Özel Hayatın Gizliliğini İhlal Suçunun Hukuka Aykırılık Unsuru Nedir?
Özel hayatın gizliliğini ihlal suçu bakımından; görevin ifası, hakkın kullanılması, ilgilinin rızası ve meşru savunma gibi hukuka uygunluk nedenleri gündeme gelebilir. Hâkim, önüne gelen somut olayda, her hukuka uygunluk nedeni için ayrı ayrı inceleme yapacaktır. Hukuka uygunluk nedeninin bulunması halinde faile ceza verilmeyecektir.
Özel Hayatın Gizliliğini İhlal Suçunun Özel Görünüş BiçimleriNelerdir?
- Teşebbüs : Özel hayatın gizliliğini ihlal suçunda; ihlalin gerçekleşmesi ile suç tamamlanır. Bu nedenle özel hayatın gizliliğini ihlal suçu, teşebbüse elverişli değildir.
- İçtima : Özel hayatın gizliliğini ihlal suçu, aynı mağdura karşı işlenmesi durumunda zincirleme suç hükümleri uygulanabilir.
- İştirak : Suça her türlü iştirak mümkündür. Bu suç iştirak bakımından bir özellik göstermez.
Özel Hayatın Gizliliğini İhlal Suçunda Soruşturma Aşaması Nasıl İşler?

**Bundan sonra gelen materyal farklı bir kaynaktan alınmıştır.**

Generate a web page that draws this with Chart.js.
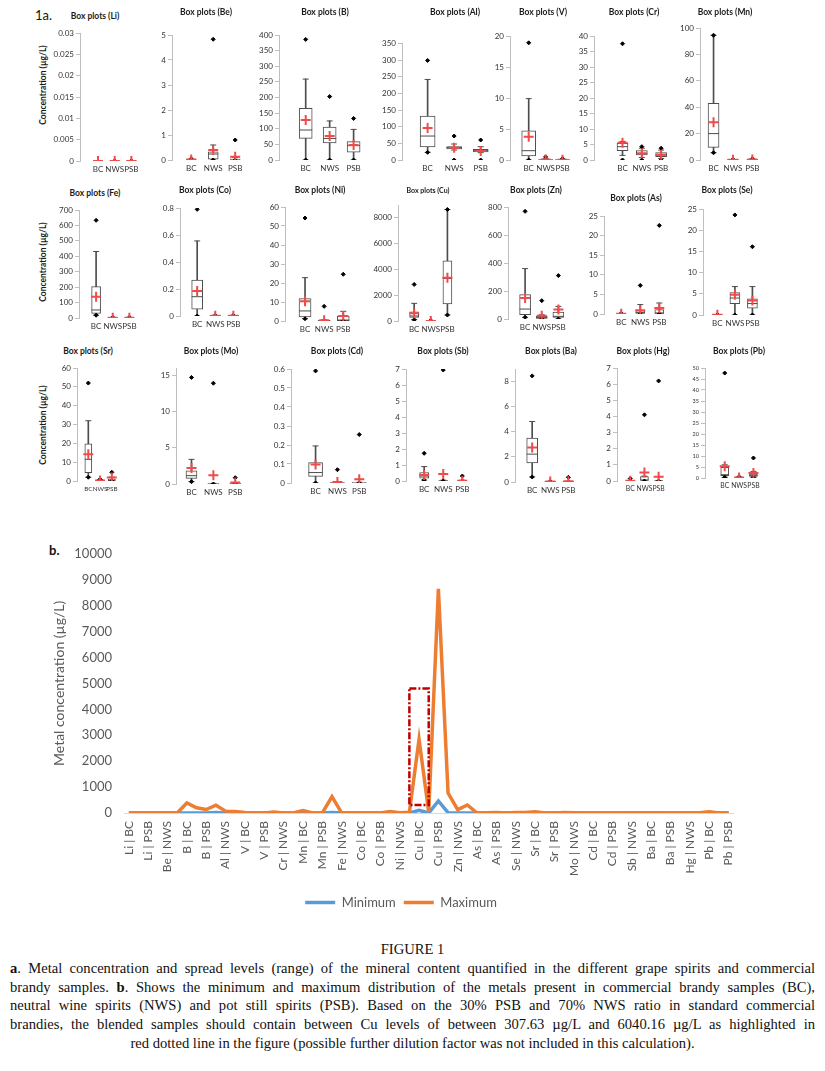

Özel hayatın gizliliğini ihlal suçunun soruşturması ve kovuşturması şikâyete bağlıdır. Soruşturması ve kovuşturması şikâyete bağlı bir fiilden zarar gören kişinin altı aylık şikâyet süresi içinde yazılı olarak yetkili makamlardan bu fiil hakkında kovuşturma yapmasını istemesine şikâyet denir. Şikâyet bir muhakeme şartı olup soruşturma evresinde bu şart gerçekleşmeden şüpheli hakkında isnat teşkil eden muhakeme işlemleri yapılamaz.
Mağdur, soruşturma aşamasında şikâyetinden vazgeçerse savcılık tarafından takipsizlik kararı verilir ve dosya kapatılır; kovuşturma aşamasında şikâyetinden vazgeçerse Mahkemece davanın düşmesine karar verilir.
Özel Hayatın Gizliliğini İhlal Suçu Uzlaşmaya Tabi Midir?
Uzlaşma kapsamında olan suçlar, Ceza Muhakemesi Kanunu md. 253 vd. sayılmıştır. CMK md.253’e göre, soruşturması ve kovuşturması şikâyete bağlı olan suçlar uzlaşmaya tabidir. Bu nedenle, özel hayatın gizliliğini ihlal suçunun soruşturması ve kovuşturması şikâyete bağlı olduğundan, suç uzlaşmaya da tabidir.